* Start *

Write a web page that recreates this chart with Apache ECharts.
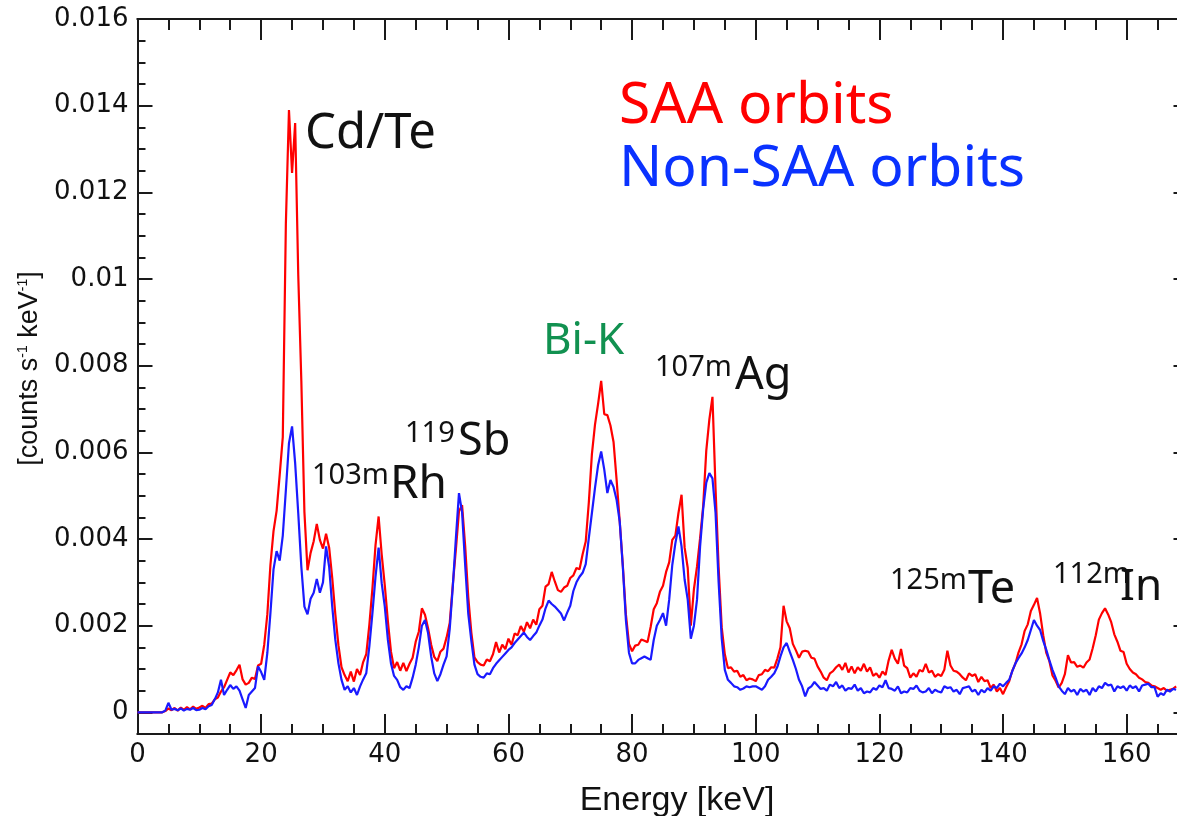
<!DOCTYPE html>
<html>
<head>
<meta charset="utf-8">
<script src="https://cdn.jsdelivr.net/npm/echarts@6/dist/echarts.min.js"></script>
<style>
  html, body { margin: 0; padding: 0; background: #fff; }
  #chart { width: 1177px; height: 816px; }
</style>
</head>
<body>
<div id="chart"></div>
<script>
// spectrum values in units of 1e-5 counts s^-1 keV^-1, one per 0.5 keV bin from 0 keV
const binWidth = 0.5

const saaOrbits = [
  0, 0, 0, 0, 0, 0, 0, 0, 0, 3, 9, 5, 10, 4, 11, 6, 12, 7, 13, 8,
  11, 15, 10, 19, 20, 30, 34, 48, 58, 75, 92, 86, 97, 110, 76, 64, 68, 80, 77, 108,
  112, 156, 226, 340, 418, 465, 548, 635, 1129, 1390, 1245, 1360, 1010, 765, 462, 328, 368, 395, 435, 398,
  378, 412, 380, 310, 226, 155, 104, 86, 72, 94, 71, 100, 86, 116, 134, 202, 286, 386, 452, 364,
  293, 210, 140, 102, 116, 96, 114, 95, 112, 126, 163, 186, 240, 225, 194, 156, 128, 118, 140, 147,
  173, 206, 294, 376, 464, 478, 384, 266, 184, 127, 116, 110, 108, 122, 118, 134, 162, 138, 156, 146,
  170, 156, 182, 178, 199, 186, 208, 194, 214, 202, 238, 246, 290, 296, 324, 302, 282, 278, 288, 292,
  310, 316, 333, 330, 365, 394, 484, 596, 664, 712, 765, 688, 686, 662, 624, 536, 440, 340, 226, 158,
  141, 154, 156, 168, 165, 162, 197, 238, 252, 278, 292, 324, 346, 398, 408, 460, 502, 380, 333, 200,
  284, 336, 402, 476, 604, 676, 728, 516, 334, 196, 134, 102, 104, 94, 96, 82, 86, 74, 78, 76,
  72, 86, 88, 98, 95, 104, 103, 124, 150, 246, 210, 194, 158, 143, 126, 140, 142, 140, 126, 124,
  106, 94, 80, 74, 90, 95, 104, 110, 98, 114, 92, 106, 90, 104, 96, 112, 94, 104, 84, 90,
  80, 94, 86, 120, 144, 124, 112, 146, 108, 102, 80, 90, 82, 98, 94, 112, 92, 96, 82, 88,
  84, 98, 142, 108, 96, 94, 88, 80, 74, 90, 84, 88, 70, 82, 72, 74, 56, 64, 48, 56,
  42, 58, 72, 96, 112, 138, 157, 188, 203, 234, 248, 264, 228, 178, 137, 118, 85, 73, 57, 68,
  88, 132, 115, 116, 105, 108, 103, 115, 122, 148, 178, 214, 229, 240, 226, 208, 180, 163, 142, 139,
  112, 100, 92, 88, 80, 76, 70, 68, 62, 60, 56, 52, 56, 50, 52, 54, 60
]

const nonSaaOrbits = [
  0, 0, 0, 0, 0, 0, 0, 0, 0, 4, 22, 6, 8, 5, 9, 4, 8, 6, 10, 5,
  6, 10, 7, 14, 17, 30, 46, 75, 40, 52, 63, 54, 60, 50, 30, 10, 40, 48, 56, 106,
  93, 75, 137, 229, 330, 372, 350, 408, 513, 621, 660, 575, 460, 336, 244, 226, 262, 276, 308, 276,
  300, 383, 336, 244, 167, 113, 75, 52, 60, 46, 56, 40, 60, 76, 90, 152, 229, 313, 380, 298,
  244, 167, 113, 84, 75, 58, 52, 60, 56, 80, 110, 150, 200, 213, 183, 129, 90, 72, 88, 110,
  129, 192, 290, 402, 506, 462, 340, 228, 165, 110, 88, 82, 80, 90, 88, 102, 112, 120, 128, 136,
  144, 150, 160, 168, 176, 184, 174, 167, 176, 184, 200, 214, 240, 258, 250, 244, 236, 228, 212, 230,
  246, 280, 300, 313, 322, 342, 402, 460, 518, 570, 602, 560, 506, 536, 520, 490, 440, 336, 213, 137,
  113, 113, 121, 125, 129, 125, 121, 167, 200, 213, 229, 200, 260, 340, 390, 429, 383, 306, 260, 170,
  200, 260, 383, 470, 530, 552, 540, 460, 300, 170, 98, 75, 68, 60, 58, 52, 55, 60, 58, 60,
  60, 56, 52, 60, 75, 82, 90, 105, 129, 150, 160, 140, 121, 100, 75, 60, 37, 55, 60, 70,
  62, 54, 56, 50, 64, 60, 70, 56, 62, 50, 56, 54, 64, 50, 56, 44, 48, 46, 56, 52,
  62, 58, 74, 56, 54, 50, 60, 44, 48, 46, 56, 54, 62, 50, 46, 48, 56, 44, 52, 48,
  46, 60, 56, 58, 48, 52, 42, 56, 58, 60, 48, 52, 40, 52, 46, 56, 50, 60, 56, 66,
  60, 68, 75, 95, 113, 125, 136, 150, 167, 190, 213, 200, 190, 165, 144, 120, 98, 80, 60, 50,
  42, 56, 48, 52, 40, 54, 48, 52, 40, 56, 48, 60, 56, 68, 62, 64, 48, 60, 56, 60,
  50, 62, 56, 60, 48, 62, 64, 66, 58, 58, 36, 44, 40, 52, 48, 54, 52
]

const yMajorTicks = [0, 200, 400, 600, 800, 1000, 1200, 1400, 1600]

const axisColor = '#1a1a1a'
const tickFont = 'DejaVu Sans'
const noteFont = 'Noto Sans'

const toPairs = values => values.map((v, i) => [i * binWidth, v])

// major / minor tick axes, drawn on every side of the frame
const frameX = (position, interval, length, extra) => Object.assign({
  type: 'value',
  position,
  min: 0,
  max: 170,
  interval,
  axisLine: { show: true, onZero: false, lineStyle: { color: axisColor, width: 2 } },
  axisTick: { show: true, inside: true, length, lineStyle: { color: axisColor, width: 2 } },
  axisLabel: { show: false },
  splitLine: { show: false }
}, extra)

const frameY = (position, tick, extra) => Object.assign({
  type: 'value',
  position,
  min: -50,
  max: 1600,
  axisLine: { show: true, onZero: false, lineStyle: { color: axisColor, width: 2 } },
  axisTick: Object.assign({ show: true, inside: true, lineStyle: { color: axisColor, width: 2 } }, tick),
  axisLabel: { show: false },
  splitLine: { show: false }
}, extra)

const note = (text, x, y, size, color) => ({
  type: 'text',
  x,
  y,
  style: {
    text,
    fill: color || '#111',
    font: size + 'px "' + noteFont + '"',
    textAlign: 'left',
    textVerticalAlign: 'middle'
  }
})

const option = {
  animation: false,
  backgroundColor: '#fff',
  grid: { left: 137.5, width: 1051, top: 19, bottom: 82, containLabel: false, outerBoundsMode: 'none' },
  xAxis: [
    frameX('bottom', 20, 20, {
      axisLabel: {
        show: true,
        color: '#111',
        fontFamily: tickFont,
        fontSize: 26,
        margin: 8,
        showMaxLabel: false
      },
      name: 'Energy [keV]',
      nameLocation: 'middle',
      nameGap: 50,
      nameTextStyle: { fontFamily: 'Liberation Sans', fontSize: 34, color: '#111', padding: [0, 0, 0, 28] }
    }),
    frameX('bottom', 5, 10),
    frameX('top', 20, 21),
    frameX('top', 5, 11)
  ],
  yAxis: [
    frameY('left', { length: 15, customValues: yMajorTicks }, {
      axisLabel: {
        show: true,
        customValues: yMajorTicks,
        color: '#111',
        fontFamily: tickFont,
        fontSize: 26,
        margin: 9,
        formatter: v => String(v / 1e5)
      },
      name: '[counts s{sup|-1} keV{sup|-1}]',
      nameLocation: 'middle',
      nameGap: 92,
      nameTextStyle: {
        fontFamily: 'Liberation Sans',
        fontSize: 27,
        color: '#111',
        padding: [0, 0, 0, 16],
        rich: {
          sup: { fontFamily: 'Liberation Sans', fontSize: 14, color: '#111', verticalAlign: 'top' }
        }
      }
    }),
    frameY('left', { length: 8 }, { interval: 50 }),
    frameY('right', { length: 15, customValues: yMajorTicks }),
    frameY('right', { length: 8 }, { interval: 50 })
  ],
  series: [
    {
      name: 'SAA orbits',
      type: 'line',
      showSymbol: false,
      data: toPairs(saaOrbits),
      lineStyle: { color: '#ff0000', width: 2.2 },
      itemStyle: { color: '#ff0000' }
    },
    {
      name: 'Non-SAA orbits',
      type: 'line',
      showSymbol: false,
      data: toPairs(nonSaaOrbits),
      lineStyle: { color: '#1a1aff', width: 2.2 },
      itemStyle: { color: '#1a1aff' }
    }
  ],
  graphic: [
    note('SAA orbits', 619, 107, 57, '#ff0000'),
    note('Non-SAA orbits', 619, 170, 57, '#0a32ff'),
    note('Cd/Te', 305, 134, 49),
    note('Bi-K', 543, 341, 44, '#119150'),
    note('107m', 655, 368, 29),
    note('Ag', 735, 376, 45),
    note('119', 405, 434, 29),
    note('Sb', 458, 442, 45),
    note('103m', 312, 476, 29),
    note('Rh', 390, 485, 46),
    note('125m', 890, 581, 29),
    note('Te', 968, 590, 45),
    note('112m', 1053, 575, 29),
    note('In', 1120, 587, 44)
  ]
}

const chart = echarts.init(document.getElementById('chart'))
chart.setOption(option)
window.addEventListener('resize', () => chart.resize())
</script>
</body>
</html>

* End *
* Start *

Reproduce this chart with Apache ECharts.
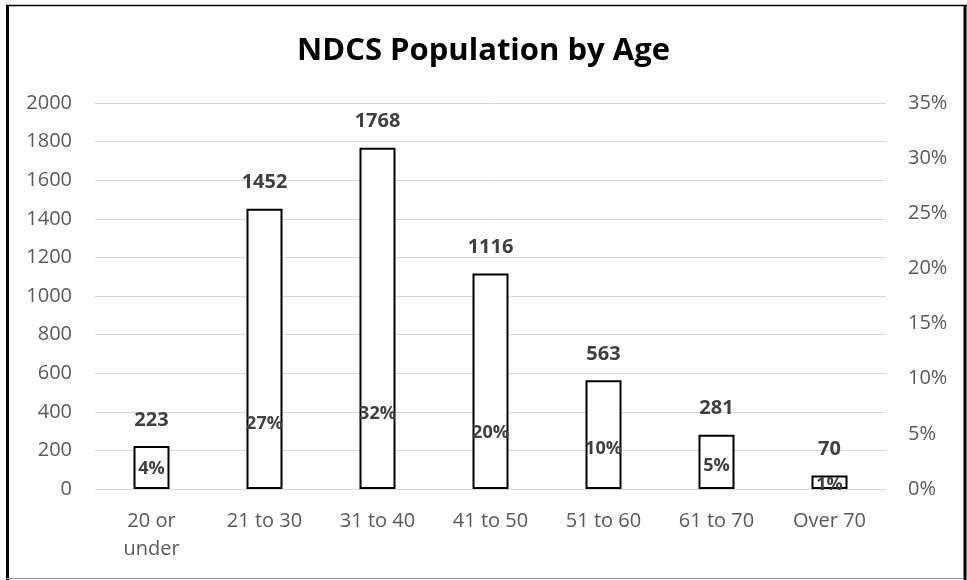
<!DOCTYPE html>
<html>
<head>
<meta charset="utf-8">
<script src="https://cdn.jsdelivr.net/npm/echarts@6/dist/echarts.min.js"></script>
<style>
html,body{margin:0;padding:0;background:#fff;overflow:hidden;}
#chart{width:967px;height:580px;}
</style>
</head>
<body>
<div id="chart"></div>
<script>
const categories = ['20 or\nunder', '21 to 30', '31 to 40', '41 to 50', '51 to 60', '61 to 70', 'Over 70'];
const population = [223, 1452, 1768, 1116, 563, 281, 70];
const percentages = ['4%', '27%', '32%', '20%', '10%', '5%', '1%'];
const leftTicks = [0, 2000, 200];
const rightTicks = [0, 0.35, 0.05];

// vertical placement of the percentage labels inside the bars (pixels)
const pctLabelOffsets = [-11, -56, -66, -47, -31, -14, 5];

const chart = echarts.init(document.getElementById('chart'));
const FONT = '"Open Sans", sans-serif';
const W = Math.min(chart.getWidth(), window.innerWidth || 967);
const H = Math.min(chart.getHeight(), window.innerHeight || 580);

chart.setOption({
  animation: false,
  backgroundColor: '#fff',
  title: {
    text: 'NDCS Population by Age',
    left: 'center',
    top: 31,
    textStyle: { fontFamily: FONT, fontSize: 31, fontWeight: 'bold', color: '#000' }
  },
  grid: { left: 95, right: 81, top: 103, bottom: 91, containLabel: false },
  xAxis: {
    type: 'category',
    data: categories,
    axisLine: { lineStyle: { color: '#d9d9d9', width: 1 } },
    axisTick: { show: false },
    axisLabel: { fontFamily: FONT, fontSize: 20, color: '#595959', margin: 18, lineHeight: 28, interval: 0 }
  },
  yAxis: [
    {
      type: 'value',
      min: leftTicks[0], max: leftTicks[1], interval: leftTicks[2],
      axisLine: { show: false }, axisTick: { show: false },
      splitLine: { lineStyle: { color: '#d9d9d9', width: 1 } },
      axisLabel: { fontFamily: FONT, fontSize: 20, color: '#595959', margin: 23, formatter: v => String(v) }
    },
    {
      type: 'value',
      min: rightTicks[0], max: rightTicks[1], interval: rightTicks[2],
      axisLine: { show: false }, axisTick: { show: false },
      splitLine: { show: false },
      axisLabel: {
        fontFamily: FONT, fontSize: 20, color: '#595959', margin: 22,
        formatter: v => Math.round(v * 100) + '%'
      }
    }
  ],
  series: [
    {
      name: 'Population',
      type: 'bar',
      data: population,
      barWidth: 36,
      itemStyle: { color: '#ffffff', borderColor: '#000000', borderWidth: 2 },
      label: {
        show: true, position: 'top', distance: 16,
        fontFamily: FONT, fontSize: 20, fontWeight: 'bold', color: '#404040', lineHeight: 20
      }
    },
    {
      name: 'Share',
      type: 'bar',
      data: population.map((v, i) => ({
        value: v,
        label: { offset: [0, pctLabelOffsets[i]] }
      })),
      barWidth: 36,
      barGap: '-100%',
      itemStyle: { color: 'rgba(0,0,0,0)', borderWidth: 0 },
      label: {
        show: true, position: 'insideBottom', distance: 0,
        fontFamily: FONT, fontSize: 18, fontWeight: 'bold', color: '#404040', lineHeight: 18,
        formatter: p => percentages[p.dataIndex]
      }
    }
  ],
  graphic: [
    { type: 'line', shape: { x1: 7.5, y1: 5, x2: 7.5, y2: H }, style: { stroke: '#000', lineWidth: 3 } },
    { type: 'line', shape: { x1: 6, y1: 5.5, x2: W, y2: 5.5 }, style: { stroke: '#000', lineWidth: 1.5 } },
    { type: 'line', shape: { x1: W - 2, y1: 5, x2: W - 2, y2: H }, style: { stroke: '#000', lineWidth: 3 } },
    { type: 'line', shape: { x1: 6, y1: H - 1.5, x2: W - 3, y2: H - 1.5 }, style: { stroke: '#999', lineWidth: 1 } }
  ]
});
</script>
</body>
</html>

* End *

YOUR OBJECTIVE — Using the entries above, repeat exactly the lines from the one with "Reproduce this chart with Apache ECharts." to the one with "const H = Math.min(chart.getHeight(), window.innerHeight", both included, and leave the pictures behind.

RESULT OF THE TASK —
Reproduce this chart with Apache ECharts.
<!DOCTYPE html>
<html>
<head>
<meta charset="utf-8">
<script src="https://cdn.jsdelivr.net/npm/echarts@6/dist/echarts.min.js"></script>
<style>
html,body{margin:0;padding:0;background:#fff;overflow:hidden;}
#chart{width:967px;height:580px;}
</style>
</head>
<body>
<div id="chart"></div>
<script>
const categories = ['20 or\nunder', '21 to 30', '31 to 40', '41 to 50', '51 to 60', '61 to 70', 'Over 70'];
const population = [223, 1452, 1768, 1116, 563, 281, 70];
const percentages = ['4%', '27%', '32%', '20%', '10%', '5%', '1%'];
const leftTicks = [0, 2000, 200];
const rightTicks = [0, 0.35, 0.05];

// vertical placement of the percentage labels inside the bars (pixels)
const pctLabelOffsets = [-11, -56, -66, -47, -31, -14, 5];

const chart = echarts.init(document.getElementById('chart'));
const FONT = '"Open Sans", sans-serif';
const W = Math.min(chart.getWidth(), window.innerWidth || 967);
const H = Math.min(chart.getHeight(), window.innerHeight || 580);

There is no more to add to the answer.